Gather each line containing the string "this" from these entries.

_DATA SUPPLIED_

================

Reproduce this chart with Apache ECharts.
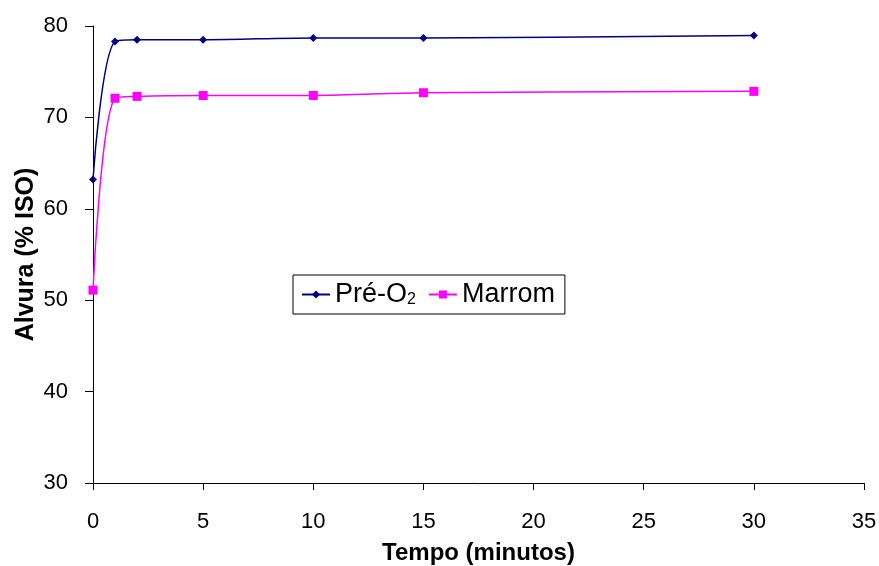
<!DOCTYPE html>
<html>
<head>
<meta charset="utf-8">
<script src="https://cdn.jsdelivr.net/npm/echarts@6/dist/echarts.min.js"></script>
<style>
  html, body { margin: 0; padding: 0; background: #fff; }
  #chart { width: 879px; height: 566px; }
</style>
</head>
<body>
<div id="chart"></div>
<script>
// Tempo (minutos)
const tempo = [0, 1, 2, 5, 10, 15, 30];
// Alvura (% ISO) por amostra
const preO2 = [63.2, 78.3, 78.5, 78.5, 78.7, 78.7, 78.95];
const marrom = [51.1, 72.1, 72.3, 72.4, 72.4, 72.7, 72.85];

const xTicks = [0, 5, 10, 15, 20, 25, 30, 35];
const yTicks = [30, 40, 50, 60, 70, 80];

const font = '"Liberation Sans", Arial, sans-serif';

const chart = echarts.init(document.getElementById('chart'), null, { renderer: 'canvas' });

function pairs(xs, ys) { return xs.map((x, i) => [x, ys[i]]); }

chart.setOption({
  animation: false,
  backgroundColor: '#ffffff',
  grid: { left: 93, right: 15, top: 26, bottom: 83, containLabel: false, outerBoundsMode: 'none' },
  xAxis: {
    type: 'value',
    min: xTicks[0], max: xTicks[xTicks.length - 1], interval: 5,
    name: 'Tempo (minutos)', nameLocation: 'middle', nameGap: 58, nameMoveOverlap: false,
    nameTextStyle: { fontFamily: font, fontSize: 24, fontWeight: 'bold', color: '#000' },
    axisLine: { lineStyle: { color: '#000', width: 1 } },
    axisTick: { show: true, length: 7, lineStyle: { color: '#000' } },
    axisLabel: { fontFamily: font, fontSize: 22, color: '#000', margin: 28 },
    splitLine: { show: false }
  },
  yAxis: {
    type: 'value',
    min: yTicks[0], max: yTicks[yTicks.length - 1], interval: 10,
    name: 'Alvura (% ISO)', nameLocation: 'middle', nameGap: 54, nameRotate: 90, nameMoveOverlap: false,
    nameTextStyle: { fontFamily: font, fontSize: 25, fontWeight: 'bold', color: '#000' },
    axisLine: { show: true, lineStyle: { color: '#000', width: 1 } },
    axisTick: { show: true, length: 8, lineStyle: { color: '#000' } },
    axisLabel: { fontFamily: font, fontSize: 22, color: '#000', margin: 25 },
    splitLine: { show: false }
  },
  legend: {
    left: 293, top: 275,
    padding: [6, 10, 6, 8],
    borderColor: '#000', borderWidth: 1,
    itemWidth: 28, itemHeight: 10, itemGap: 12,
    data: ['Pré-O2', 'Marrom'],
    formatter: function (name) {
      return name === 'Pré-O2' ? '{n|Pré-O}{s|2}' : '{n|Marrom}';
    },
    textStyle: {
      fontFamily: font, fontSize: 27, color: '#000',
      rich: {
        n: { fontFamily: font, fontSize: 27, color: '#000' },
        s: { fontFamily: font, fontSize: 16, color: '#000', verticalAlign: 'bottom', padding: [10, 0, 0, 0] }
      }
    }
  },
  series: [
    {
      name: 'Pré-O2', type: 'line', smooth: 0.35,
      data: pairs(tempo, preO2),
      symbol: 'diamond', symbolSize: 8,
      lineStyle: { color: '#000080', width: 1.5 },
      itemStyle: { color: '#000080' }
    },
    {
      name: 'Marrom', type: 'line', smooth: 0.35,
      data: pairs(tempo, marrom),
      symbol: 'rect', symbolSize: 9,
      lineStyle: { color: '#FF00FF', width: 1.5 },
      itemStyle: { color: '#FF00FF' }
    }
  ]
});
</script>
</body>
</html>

================

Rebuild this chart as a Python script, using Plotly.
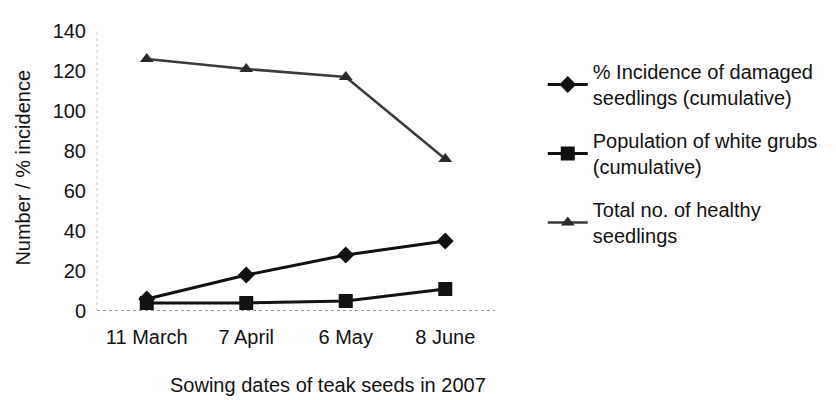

================

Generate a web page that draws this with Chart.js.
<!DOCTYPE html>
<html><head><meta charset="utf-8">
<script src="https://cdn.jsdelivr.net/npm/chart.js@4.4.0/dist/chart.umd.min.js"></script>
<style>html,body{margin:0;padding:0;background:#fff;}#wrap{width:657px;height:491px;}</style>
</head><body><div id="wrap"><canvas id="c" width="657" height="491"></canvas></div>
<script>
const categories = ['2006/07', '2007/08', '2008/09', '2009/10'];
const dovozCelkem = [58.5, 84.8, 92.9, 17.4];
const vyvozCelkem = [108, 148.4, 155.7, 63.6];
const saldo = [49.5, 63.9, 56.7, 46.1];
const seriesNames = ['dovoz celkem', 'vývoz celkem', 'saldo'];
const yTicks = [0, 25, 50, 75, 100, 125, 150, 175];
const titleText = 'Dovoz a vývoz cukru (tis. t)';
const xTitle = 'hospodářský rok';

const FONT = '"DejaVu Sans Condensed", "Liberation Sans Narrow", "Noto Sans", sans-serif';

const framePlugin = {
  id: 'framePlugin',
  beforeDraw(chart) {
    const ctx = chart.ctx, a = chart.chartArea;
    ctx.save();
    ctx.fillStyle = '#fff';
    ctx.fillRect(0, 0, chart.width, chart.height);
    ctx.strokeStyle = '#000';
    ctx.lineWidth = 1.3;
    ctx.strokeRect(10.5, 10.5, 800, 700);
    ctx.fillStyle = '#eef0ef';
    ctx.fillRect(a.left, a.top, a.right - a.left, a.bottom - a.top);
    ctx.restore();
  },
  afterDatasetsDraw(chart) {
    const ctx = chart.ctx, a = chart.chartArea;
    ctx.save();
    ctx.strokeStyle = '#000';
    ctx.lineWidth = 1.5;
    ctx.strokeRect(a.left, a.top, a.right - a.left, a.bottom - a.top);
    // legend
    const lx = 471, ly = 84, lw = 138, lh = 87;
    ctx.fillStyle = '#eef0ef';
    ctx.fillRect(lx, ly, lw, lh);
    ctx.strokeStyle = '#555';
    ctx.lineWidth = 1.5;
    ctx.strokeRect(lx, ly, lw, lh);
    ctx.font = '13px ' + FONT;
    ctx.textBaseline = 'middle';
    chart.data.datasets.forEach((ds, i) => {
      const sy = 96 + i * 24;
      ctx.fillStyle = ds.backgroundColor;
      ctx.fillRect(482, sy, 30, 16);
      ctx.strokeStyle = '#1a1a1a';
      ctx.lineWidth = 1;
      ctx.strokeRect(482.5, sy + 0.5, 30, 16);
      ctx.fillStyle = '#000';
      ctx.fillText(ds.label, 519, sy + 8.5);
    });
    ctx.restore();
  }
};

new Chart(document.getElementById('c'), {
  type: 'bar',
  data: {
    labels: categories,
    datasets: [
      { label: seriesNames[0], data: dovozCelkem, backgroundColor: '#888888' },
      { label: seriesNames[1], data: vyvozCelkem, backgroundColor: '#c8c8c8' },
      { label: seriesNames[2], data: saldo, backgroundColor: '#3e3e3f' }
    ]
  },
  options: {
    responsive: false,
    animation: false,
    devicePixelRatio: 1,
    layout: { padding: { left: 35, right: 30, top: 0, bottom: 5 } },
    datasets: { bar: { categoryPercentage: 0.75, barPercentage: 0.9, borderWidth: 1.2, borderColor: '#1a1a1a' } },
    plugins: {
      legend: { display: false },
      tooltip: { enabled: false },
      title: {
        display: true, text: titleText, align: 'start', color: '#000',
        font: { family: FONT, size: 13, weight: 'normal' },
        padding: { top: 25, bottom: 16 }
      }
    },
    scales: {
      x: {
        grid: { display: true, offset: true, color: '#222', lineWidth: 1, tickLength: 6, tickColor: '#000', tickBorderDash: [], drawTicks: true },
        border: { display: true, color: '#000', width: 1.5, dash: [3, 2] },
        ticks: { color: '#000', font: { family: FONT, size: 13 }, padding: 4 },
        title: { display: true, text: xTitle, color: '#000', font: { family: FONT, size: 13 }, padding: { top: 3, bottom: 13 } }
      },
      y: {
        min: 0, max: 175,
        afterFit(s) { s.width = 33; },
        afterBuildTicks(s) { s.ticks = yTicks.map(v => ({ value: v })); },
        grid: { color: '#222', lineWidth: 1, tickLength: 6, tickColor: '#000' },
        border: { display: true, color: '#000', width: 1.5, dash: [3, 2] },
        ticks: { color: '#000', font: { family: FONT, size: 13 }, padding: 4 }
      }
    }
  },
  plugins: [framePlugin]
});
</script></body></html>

================

_TASK RESPONSE_
Reproduce this chart with Apache ECharts.
Rebuild this chart as a Python script, using Plotly.
Generate a web page that draws this with Chart.js.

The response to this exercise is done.